Earlier versions of this paper were presented at the Oregon State University School of Public Policy on 11 May 2012, the Annual Meeting of the American Sociological Association on 20 August 2012, and the Annual Meeting of the Law & Society Association on May 30, 1014. Nicole Kaufman, Richard Aviles, and Monica Williams provided valuable feedback on earlier drafts of the paper. All errors are my own.

Notes

1. A notable exception was convict leasing, which allowed private entrepreneurs to lease the labor power of inmates in exchange for feeding and housing them. It was especially common in Southern states, where it provided a replacement for cheap labor following the emancipation of slaves and also minimized the potential political power of newly freed African-Americans. The practice continued in select states into the early 20th century (Hallett Citation2006, 43–51).

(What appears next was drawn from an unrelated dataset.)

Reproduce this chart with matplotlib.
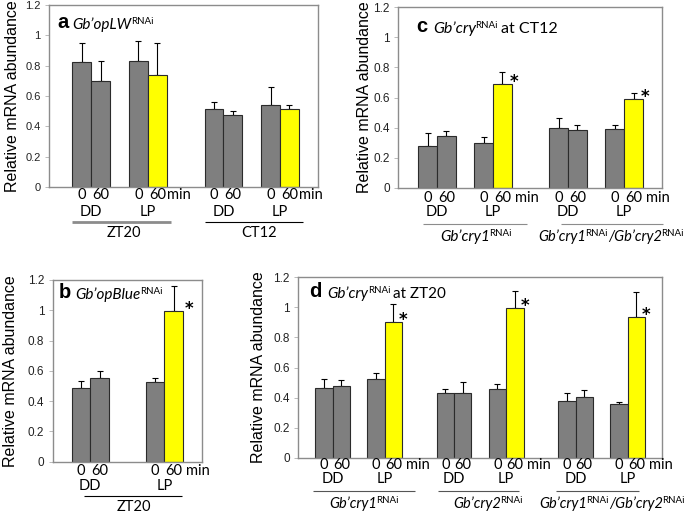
import numpy as np
import matplotlib.pyplot as plt

plt.rcParams['font.family'] = ['Liberation Sans', 'DejaVu Sans']

# ---- data ----
# a: Gb'opLW RNAi  -> ZT20 (DD 0, DD 60, LP 0, LP 60), CT12 (same)
a_means = [0.823, 0.696, 0.832, 0.736, 0.515, 0.473, 0.543, 0.517]
a_errs = [0.127, 0.136, 0.131, 0.210, 0.043, 0.026, 0.114, 0.026]
a_groups = ['ZT20', 'CT12']

# b: Gb'opBlue RNAi -> ZT20
b_means = [0.489, 0.550, 0.524, 0.995]
b_errs = [0.044, 0.047, 0.029, 0.165]
b_groups = ['ZT20']

# c: Gb'cry RNAi at CT12 -> cry1, cry1/cry2
c_means = [0.280, 0.342, 0.299, 0.692, 0.397, 0.384, 0.388, 0.592]
c_errs = [0.082, 0.033, 0.038, 0.080, 0.064, 0.033, 0.029, 0.040]

# d: Gb'cry RNAi at ZT20 -> cry1, cry2, cry1/cry2
d_means = [0.462, 0.479, 0.526, 0.900, 0.428, 0.428, 0.457, 0.994,
           0.375, 0.402, 0.355, 0.938]
d_errs = [0.062, 0.038, 0.035, 0.125, 0.027, 0.073, 0.031, 0.115,
          0.053, 0.048, 0.015, 0.162]

minutes = ['0', '60']
conditions = ['DD', 'LP']
yticks = [0, 0.2, 0.4, 0.6, 0.8, 1.0, 1.2]
ytick_labels = ['0', '0.2', '0.4', '0.6', '0.8', '1', '1.2']

GRAY = '#7f7f7f'
YELLOW = '#ffff00'
W, H = 685, 514
XFS = 10.5   # size of the category texts under the axes

fig = plt.figure(figsize=(6.85, 5.14), dpi=100)


def px_axes(l, t, r, b):
    return fig.add_axes([l / W, 1 - b / H, (r - l) / W, (b - t) / H])


IT = dict(fontfamily='Lato', fontstyle='italic')
RM = dict(fontfamily='Lato')
centered = []


def rich(ax, parts, xy, xycoords, offset, va='center', base=0, center=False):
    # parts: (text, kwargs, superscript?, gap_px)
    arts = []
    for i, (txt, kw, sup, gap) in enumerate(parts):
        if i == 0:
            a = ax.annotate(txt, xy=xy, xycoords=xycoords, xytext=offset,
                            textcoords='offset pixels', ha='left', va=va,
                            annotation_clip=False, **kw)
        else:
            ref = arts[min(base, i - 1)]
            a = ax.annotate(txt, xy=(1, 0.42 if sup else 0),
                            xycoords=(arts[-1], ref), xytext=(gap, 0),
                            textcoords='offset pixels', ha='left',
                            va='bottom', annotation_clip=False, **kw)
        arts.append(a)
    if center:
        centered.append((arts, offset))
    return arts


def panel(ax, pos, means, errs, stars, xlim, lab_dx, tick_fs, star_dx):
    means = np.asarray(means)
    errs = np.asarray(errs)
    colors = [YELLOW if i % 4 == 3 else GRAY for i in range(len(means))]
    ax.bar(pos, means, width=1.0, color=colors, edgecolor='#2b2b2b',
           linewidth=0.8, zorder=2)
    ax.errorbar(pos, means, yerr=[np.zeros_like(errs), errs], fmt='none',
                ecolor='black', elinewidth=0.8, capsize=2.2, capthick=0.8,
                zorder=1)
    for i in stars:
        ax.annotate('*', xy=(pos[i] + 0.5, means[i]), xytext=(star_dx, -3),
                    textcoords='offset pixels', ha='center', va='baseline',
                    fontsize=12, fontweight='bold', fontfamily='DejaVu Sans')
    ax.set_xlim(*xlim)
    ax.set_ylim(0, 1.2)
    ax.set_xticks([])
    ax.set_yticks(yticks)
    ax.set_yticklabels(ytick_labels, fontsize=tick_fs, color='#222222')
    ax.tick_params(axis='y', length=3, width=0.6, color='#b0b0b0', pad=3)
    for s in ax.spines.values():
        s.set_color('#8c8c8c')
        s.set_linewidth(1.0)
    ax.set_ylabel('Relative mRNA abundance', fontsize=11.5)
    w_px = ax.get_position().width * W
    ax.yaxis.set_label_coords(-lab_dx / w_px, 0.5)


def xrows(ax, pos, minute_dy, cond_dy, min_gap):
    xa = ('data', 'axes fraction')
    for i, p in enumerate(pos):
        ax.annotate(minutes[i % 2], xy=(p, 0), xycoords=xa,
                    xytext=(0, -minute_dy), textcoords='offset pixels',
                    ha='center', va='center', fontsize=XFS, **RM)
    for j in range(len(pos) // 2):
        ctr = (pos[2 * j] + pos[2 * j + 1]) / 2
        ax.annotate(conditions[j % 2], xy=(ctr, 0), xycoords=xa,
                    xytext=(0, -cond_dy), textcoords='offset pixels',
                    ha='center', va='center', fontsize=XFS, **RM)
        if j % 2 == 1:
            ax.annotate('min', xy=(pos[2 * j + 1], 0), xycoords=xa,
                        xytext=(min_gap, -minute_dy),
                        textcoords='offset pixels', ha='left', va='center',
                        fontsize=XFS, **RM)


def group_lines(ax, spans, line_dy, colors, lws):
    h_px = ax.get_position().height * H
    y = -line_dy / h_px
    tr = ax.get_xaxis_transform()
    for (x0, x1), c, lw in zip(spans, colors, lws):
        ax.plot([x0, x1], [y, y], transform=tr, color=c, lw=lw,
                clip_on=False, solid_capstyle='butt')


xa = ('data', 'axes fraction')
SUP = dict(fontsize=7, **RM)

# ---------------- panel a ----------------
axA = px_axes(49, 4.7, 318, 187.3)
posA = [1.5, 2.5, 4.5, 5.5, 8.5, 9.5, 11.5, 12.5]
panel(axA, posA, a_means, a_errs, [], (-0.24, 14.01), 28.5, 8, 2)
xrows(axA, posA, 8, 25, 9.5)
group_lines(axA, [(1.0, 6.2), (8.0, 13.2)], 34.5, ['#8c8c8c', 'black'],
            [2.0, 0.8])
for g, cx in zip(a_groups, [3.72, 10.89]):
    axA.annotate(g, xy=(cx, 0), xycoords=xa,
                 xytext=(0, -45.5), textcoords='offset pixels', ha='center',
                 va='center', fontsize=XFS, **RM)
rich(axA, [('a', dict(fontsize=14.5, fontweight='bold'), False, 0),
           ('Gb’opLW', dict(fontsize=11, **IT), False, 4),
           ('RNAi', SUP, True, -0.5)],
     (0, 1), 'axes fraction', (8, -23.5), va='baseline', base=1)

# ---------------- panel c ----------------
axC = px_axes(398, 7.3, 662, 187.7)
posC = [1.5, 2.5, 4.5, 5.5, 8.5, 9.5, 11.5, 12.5]
panel(axC, posC, c_means, c_errs, [3, 7], (-0.08, 14.02), 26, 8.5, 2)
xrows(axC, posC, 10, 24, 12.5)
group_lines(axC, [(1.28, 6.82), (8.6, 14.1)], 36.5,
            ['#8c8c8c', '#8c8c8c'], [0.8, 0.8])
rich(axC, [('Gb’cry1', dict(fontsize=11, **IT), False, 0),
           ('RNAi', SUP, True, -1)],
     (4.06, 0), xa, (0, -49), center=True)
GC = dict(fontsize=10.5, **IT)
rich(axC, [('Gb’cry1', GC, False, 0), ('RNAi', SUP, True, -1),
           ('/Gb’cry2', GC, False, 0), ('RNAi', SUP, True, -1)],
     (11.3, 0), xa, (0, -49), center=True)
rich(axC, [('c', dict(fontsize=14.5, fontweight='bold'), False, 0),
           ('Gb’cry', dict(fontsize=11.5, **IT), False, 6),
           ('RNAi', SUP, True, -0.5),
           ('at CT12', dict(fontsize=11.5, **RM), False, 3)],
     (0, 1), 'axes fraction', (18, -24.5), va='baseline', base=1)

# ---------------- panel b ----------------
axB = px_axes(52.7, 280, 201.7, 461.7)
posB = [1.5, 2.5, 5.5, 6.5]
panel(axB, posB, b_means, b_errs, [3], (-0.03, 8.02), 34.5, 8.5, 6)
xrows(axB, posB, 9, 24, 12.5)
group_lines(axB, [(1.68, 6.94)], 34, ['black'], [0.8])
axB.annotate(b_groups[0], xy=(4.36, 0), xycoords=xa, xytext=(0, -45),
             textcoords='offset pixels', ha='center', va='center',
             fontsize=XFS, **RM)
rich(axB, [('b', dict(fontsize=14.5, fontweight='bold'), False, 0),
           ('Gb’opBlue', dict(fontsize=11, **IT), False, 4),
           ('RNAi', SUP, True, -0.5)],
     (0, 1), 'axes fraction', (6.5, -18.5), va='baseline', base=1)

# ---------------- panel d ----------------
axD = px_axes(298, 277.3, 662.3, 457.7)
posD = [1.5, 2.5, 4.5, 5.5, 8.5, 9.5, 11.5, 12.5, 15.5, 16.5, 18.5, 19.5]
panel(axD, posD, d_means, d_errs, [3, 7, 11], (0, 21), 32, 8.5, 1)
xrows(axD, posD, 7, 21.5, 12.5)
group_lines(axD, [(0.88, 6.72), (8.06, 12.76), (14.87, 19.66)], 33.6,
            ['#555555'] * 3, [0.8] * 3)
GD = dict(fontsize=10.5, **IT)
rich(axD, [('Gb’cry1', GD, False, 0), ('RNAi', SUP, True, -1)],
     (3.80, 0), xa, (0, -46), center=True)
rich(axD, [('Gb’cry2', GD, False, 0), ('RNAi', SUP, True, -1)],
     (10.94, 0), xa, (0, -46), center=True)
rich(axD, [('Gb’cry1', GD, False, 0), ('RNAi', SUP, True, -1),
           ('/Gb’cry2', GD, False, 0), ('RNAi', SUP, True, -1)],
     (18.1, 0), xa, (0, -46), center=True)
rich(axD, [('d', dict(fontsize=14.5, fontweight='bold'), False, 0),
           ('Gb’cry', dict(fontsize=11, **IT), False, 6),
           ('RNAi', SUP, True, -0.5),
           ('at ZT20', dict(fontsize=11, **RM), False, 3)],
     (0, 1), 'axes fraction', (11, -19.5), va='baseline', base=1)

# centre the multi-part group labels
fig.canvas.draw()
rend = fig.canvas.get_renderer()
for arts, (ox, oy) in centered:
    x0 = min(a.get_window_extent(rend).x0 for a in arts)
    x1 = max(a.get_window_extent(rend).x1 for a in arts)
    arts[0].xyann = (ox - (x1 - x0) / 2, oy)

fig.savefig('out.png', dpi=100)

2. These figures refer to inmates held in private custody within a state, regardless of whether the inmates were sentenced by another jurisdiction.

3. The Census excludes local jails, immigration detentions facilities, privately operated facilities that are not primarily intended for state or federal inmates, juvenile facilities, military facilities, U.S. Marshals Service facilities, Bureau of Indian Affairs facilities, or hospital wings or wards dedicated to prisoners.

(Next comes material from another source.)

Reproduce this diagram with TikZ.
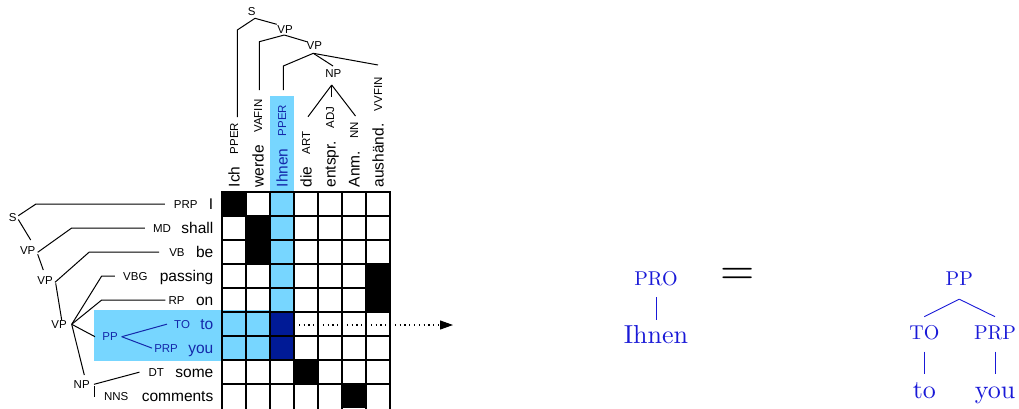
\documentclass[tikz,border=0pt]{standalone}
\usepackage{fontspec}
\setmainfont{Latin Modern Roman}
\newfontfamily\sansf{Liberation Sans}
\newfontfamily\cmten{lmroman10-regular}[Extension=.otf]
\usetikzlibrary{calc,arrows.meta}
\definecolor{lightblu}{RGB}{119,214,255}
\definecolor{darkblu}{RGB}{0,26,150}
\definecolor{hltext}{RGB}{20,40,170}
\definecolor{treeblu}{RGB}{25,25,215}
\tikzset{
  wordnode/.style={font=\sansf\fontsize{15.5}{18}\selectfont, inner sep=0pt, anchor=base east},
  tagnode/.style={font=\sansf\fontsize{11.5}{13}\selectfont, inner sep=0pt, anchor=base east},
  vword/.style={font=\sansf\fontsize{15.5}{18}\selectfont, inner sep=0pt, rotate=90, anchor=base west},
  vtag/.style={font=\sansf\fontsize{11.5}{13}\selectfont, inner sep=0pt, rotate=90, anchor=base west},
  labnode/.style={font=\sansf\fontsize{11.5}{13}\selectfont, inner sep=0pt},
  edge/.style={line width=1pt, line join=round},
  gridline/.style={line width=1.2pt, line cap=rect},
  rlab/.style={font=\cmten\fontsize{20}{24}\selectfont, text=treeblu, inner sep=0pt, anchor=base},
  rword/.style={font=\cmten\fontsize{26}{30}\selectfont, text=treeblu, inner sep=0pt, anchor=base},
  redge/.style={line width=0.9pt, draw=treeblu},
}
\begin{document}
\begin{tikzpicture}[x=1pt,y=-1pt]
\useasboundingbox (0,0) rectangle (1019,408);

% ---------- highlights and cells ----------
\fill[lightblu] (270,96) rectangle (294,313);
\fill[lightblu] (94,310) rectangle (270,361);
\fill[darkblu] (270,313) rectangle (294,361);
\fill[black] (222,192) rectangle (246,216);
\fill[black] (246,216) rectangle (270,264);
\fill[black] (366,264) rectangle (390,312);
\fill[black] (294,360) rectangle (318,384);
\fill[black] (342,384) rectangle (366,408);
\foreach \i in {0,...,7} {\draw[gridline] (222+24*\i,192) -- (222+24*\i,410);}
\foreach \k in {0,...,8} {\draw[gridline] (222,192+24*\k) -- (390,192+24*\k);}

% ---------- row labels (left) ----------
\node[wordnode] (wI) at (213.5,209.5) {I};
\node[wordnode] (wshall) at (213.5,233.5) {shall};
\node[wordnode] (wbe) at (213.5,257.5) {be};
\node[wordnode] (wpassing) at (213.5,281.5) {passing};
\node[wordnode] (won) at (213.5,305.5) {on};
\node[wordnode, text=hltext] (wto) at (213.5,329.5) {to};
\node[wordnode, text=hltext] (wyou) at (213.5,353.5) {you};
\node[wordnode] (wsome) at (213.5,377.5) {some};
\node[wordnode] (wcomments) at (213.5,401.5) {comments};
\node[tagnode] (tI) at ($(wI.base west)+(-11,-1.4)$) {PRP};
\node[tagnode] (tMD) at ($(wshall.base west)+(-10,-1.4)$) {MD};
\node[tagnode] (tVB) at ($(wbe.base west)+(-11,-1.4)$) {VB};
\node[tagnode] (tVBG) at ($(wpassing.base west)+(-12,-1.4)$) {VBG};
\node[tagnode] (tRP) at ($(won.base west)+(-11,-1.4)$) {RP};
\node[tagnode, text=hltext] (tTO) at ($(wto.base west)+(-10,-1.4)$) {TO};
\node[tagnode, text=hltext] (tPRP) at ($(wyou.base west)+(-10,-1.4)$) {PRP};
\node[tagnode] (tDT) at ($(wsome.base west)+(-11,-1.4)$) {DT};
\node[tagnode] (tNNS) at ($(wcomments.base west)+(-13,-1.4)$) {NNS};

% ---------- left tree ----------
\node[labnode] (S) at (12.7,217.7) {S};
\node[labnode] (VPa) at (27.7,251) {VP};
\node[labnode] (VPb) at (45,281) {VP};
\node[labnode] (VPc) at (59,324.3) {VP};
\node[labnode, text=hltext] (PP) at (110,336.7) {PP};
\node[labnode] (NP) at (81.7,385) {NP};

\draw[edge] ($(S)+(5.6,-2)$) -- (36,204) -- ($(tI.west)+(-9,0)$);
\draw[edge] ($(S)+(5.6,1.8)$) -- ($(VPa)+(3,-11)$);
\draw[edge] ($(VPa)+(10,1.3)$) -- (71.7,228) -- ($(tMD.west)+(-8,0)$);
\draw[edge] ($(VPa)+(10,3.3)$) -- ($(VPb)+(-1.7,-11)$);
\draw[edge] ($(VPb)+(10,1.3)$) -- (89.3,252) -- ($(tVB.west)+(-10,0)$);
\draw[edge] ($(VPb)+(10.7,2.3)$) -- ($(VPc)+(2.7,-4.3)$);
\draw[edge] ($(VPc)+(12.7,0)$) -- (101.7,276) -- ($(tVBG.west)+(-8,0)$);
\draw[edge] ($(VPc)+(12.7,0)$) -- (101.7,300) -- ($(tRP.west)+(-3,0)$);
\draw[edge] ($(VPc)+(12.7,0)$) -- ($(PP)+(-15,0)$);
\draw[edge] ($(VPc)+(12.7,0)$) -- ($(NP)+(2.6,-10)$);
\draw[edge, draw=hltext] ($(PP)+(11.7,0)$) -- ($(tTO.west)+(-7,0)$);
\draw[edge, draw=hltext] ($(PP)+(11.7,0)$) -- ($(tPRP.west)+(-2,0)$);
\draw[edge] ($(NP)+(12.3,-0.7)$) -- ($(tDT.west)+(-9,0)$);
\draw[edge] ($(NP)+(12.3,1)$) -- ($(NP)+(12.3,11.7)$);

% ---------- column labels (top) ----------
\node[vword] (cIch) at (239.5,187.5) {Ich};
\node[vword] (cwerde) at (263.5,187.5) {werde};
\node[vword, text=hltext] (cIhnen) at (287.5,187.5) {Ihnen};
\node[vword] (cdie) at (311.5,187.5) {die};
\node[vword] (centspr) at (335.5,187.5) {entspr.};
\node[vword] (cAnm) at (359.5,187.5) {Anm.};
\node[vword] (caushand) at (383.5,187.5) {aushänd.};
\node[vtag] (gIch) at ($(cIch.base east)+(-1.4,-12)$) {PPER};
\node[vtag] (gwerde) at ($(cwerde.base east)+(-1.4,-12)$) {VAFIN};
\node[vtag, text=hltext] (gIhnen) at ($(cIhnen.base east)+(-1.4,-12)$) {PPER};
\node[vtag] (gdie) at ($(cdie.base east)+(-1.4,-12)$) {ART};
\node[vtag] (gentspr) at ($(centspr.base east)+(-1.4,-12)$) {ADJ};
\node[vtag] (gAnm) at ($(cAnm.base east)+(-1.4,-12)$) {NN};
\node[vtag] (gaushand) at ($(caushand.base east)+(-1.4,-12)$) {VVFIN};

% ---------- top tree ----------
\node[labnode] (S2) at (251.7,11.7) {S};
\node[labnode] (VPd) at (285,29.3) {VP};
\node[labnode] (VPe) at (314.3,45.7) {VP};
\node[labnode] (NP2) at (333.3,74) {NP};
\coordinate (eIch) at (237.3,117);
\coordinate (ewerde) at (259.3,90);
\coordinate (eIhnen) at (283.3,90);
\coordinate (eaushand) at (378,65);
\coordinate (edie) at (308,116.7);
\coordinate (eentspr) at (331.7,97);
\coordinate (eAnm) at (355.5,116);

\draw[edge] (eIch) -- (237.3,30) -- ($(S2)+(3.3,6.6)$);
\draw[edge] ($(S2)+(3.3,6.6)$) -- ($(VPd)+(-8.3,-5)$);
\draw[edge] ($(VPd)+(-0.7,5.7)$) -- (259.3,41.7) -- (ewerde);
\draw[edge] ($(VPd)+(-0.7,5.7)$) -- ($(VPe)+(-7.6,-4)$);
\draw[edge] ($(VPe)+(-1,7.6)$) -- (283.3,66) -- (eIhnen);
\draw[edge] ($(VPe)+(-1,7.6)$) -- ($(NP2)+(-0.3,-8)$);
\draw[edge] ($(VPe)+(-1,7.6)$) -- (eaushand);
\draw[edge] ($(NP2)+(-1.6,11)$) -- (edie);
\draw[edge] ($(NP2)+(-1.6,11)$) -- (eentspr);
\draw[edge] ($(NP2)+(-1.6,11)$) -- (eAnm);

% ---------- dotted arrow ----------
\coordinate (arrS) at (294,325);
\coordinate (arrE) at (453,325);
\draw[line width=1.1pt, dash pattern=on 1.2pt off 3.6pt, -{Triangle[length=13pt,width=9pt]}] (arrS) -- (arrE);

% ---------- right trees ----------
\node[rlab] (PRO) at (656,285.7) {PRO};
\node[rword] (Ihnen2) at (656,343.3) {Ihnen};
\node[font=\cmten\fontsize{44}{44}\selectfont, inner sep=0pt, anchor=base] (eq) at (738,284.3) {=};
\node[rlab] (PP2) at (959.3,285.7) {PP};
\node[rlab] (TO2) at (924.3,339.3) {TO};
\node[rlab] (PRP2) at (995,339.3) {PRP};
\node[rword] (to2) at (924.3,398) {to};
\node[rword] (you2) at (995,398) {you};

\draw[redge] ($(PRO.base)+(0,11.5)$) -- ($(Ihnen2.base)+(0,-23)$);
\draw[redge] ($(PP2.base)+(0,13.5)$) -- ($(TO2.base)+(0,-22.6)$);
\draw[redge] ($(PP2.base)+(0,13.5)$) -- ($(PRP2.base)+(0,-22.6)$);
\draw[redge] ($(TO2.base)+(0,12.4)$) -- ($(to2.base)+(0,-24)$);
\draw[redge] ($(PRP2.base)+(0,12.4)$) -- ($(you2.base)+(0,-24)$);
\end{tikzpicture}
\end{document}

4. There are no private supermaximum-security facilities in the data.

5. Because states without low-security facilities were not at risk of privatizing such a facility, five state-years (Alaska in 1990; Minnesota in 2000; North Dakota in 1995; and South Dakota in 1990 and 1995) were omitted from the analysis.

6. For 1990, the crowding variable is lagged six years, to 1984, the most recent available data point for the crowding variable.

7. For brevity, the term ‘court order’ is used to refer to both court orders and consent decrees. The court order variable refers to ‘confinement’ facilities – those allowing fewer than half of inmates to leave the facility – in order to ensure data availability throughout the time series. The natural log of court orders is used because the raw distribution is highly skewed to the right. Because many states had zero court orders, and the natural log of zero is undefined, the variable is defined as ln(court orders + 1).

8. Supplemental versions of the three main models included regional dummy variables to control for unobserved regional differences within the United States. The results of these supplemental models were largely consistent with the main models. The effect of unemployment differed by type of privatization in one model; the effect of liberalism differed by type of privatization in two models; and the effect of union membership differed by type of privatization in one model, although levels of significance were lower (p < 0.10) due to multicollinearity among regional dummies and these variables.

9. Figure uses estimates from Model 1. Figure uses estimates from Model 2. Figure uses estimates from Model 3.

10. The 2005 graph uses unemployment rates lagged to the year 2000. Overall unemployment was particularly low in 2000, which is why an unemployment rate of 5% appears to be high in the figure.